Tuesday, April 26, 2016

Here we go again...

So, a couple or three years ago my sister and I were having one of our daily one hour phone conversations.  Frequently we would chat about Mother - one of the only things we actually had in common.  I remember we were saying that it was very hard to call Mother when we had a problem - she's one of those people who doesn't pull punches.  It's always been this way.*


I remember saying "Unless it's about her garden or chickens, she's not really interested".  My sister agreed, and at the time I thought that we had an understanding that our conversations were strictly between us, not to be shared.  We had agreed upon that, in fact.


Well, I was wrong. 
 The next time she spoke to our mother she said something to the effect of "Gina doesn't want to hear about your gardens or chickens anymore".  


My sister will always feel like she got the short end of the stick and had a terrible childhood.  


I cannot in any way, change those things for my sister.  

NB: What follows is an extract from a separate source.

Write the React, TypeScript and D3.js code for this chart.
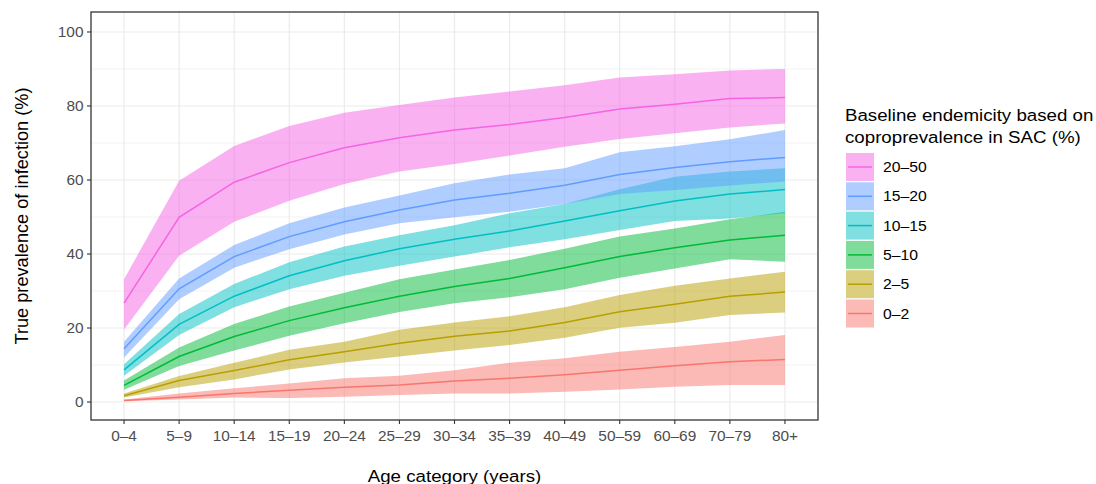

 And yet, I wanted to have a friendship with her, based on equality.  I always wanted to help her and I think my intentions were misunderstood.  But, you cannot make someone's life better by giving them advice and offering help they do not want.  
That nugget took me 55 years to learn.


I really thought that we could move past the "past" and find some common ground, but all that has done is reinforce the differences.  And to fight back, she involved my mother.


In a phone conversation every now and then, my mother will avow that I said or did something that I did not, and I will think, "Oh. Sister is at it again".  


And when it comes up between my mother and me I always feel blind-sided.  No matter what I say, she will not let go of that misinformation.  Because she wants to believe that my sister truly loves both of us and is being honest.  And I don't feel right about holding a grudge against my mother.  


It reaffirms what I have chosen to do for the past few months.  What I really miss is something I never really had.  And sometimes you don't get closure.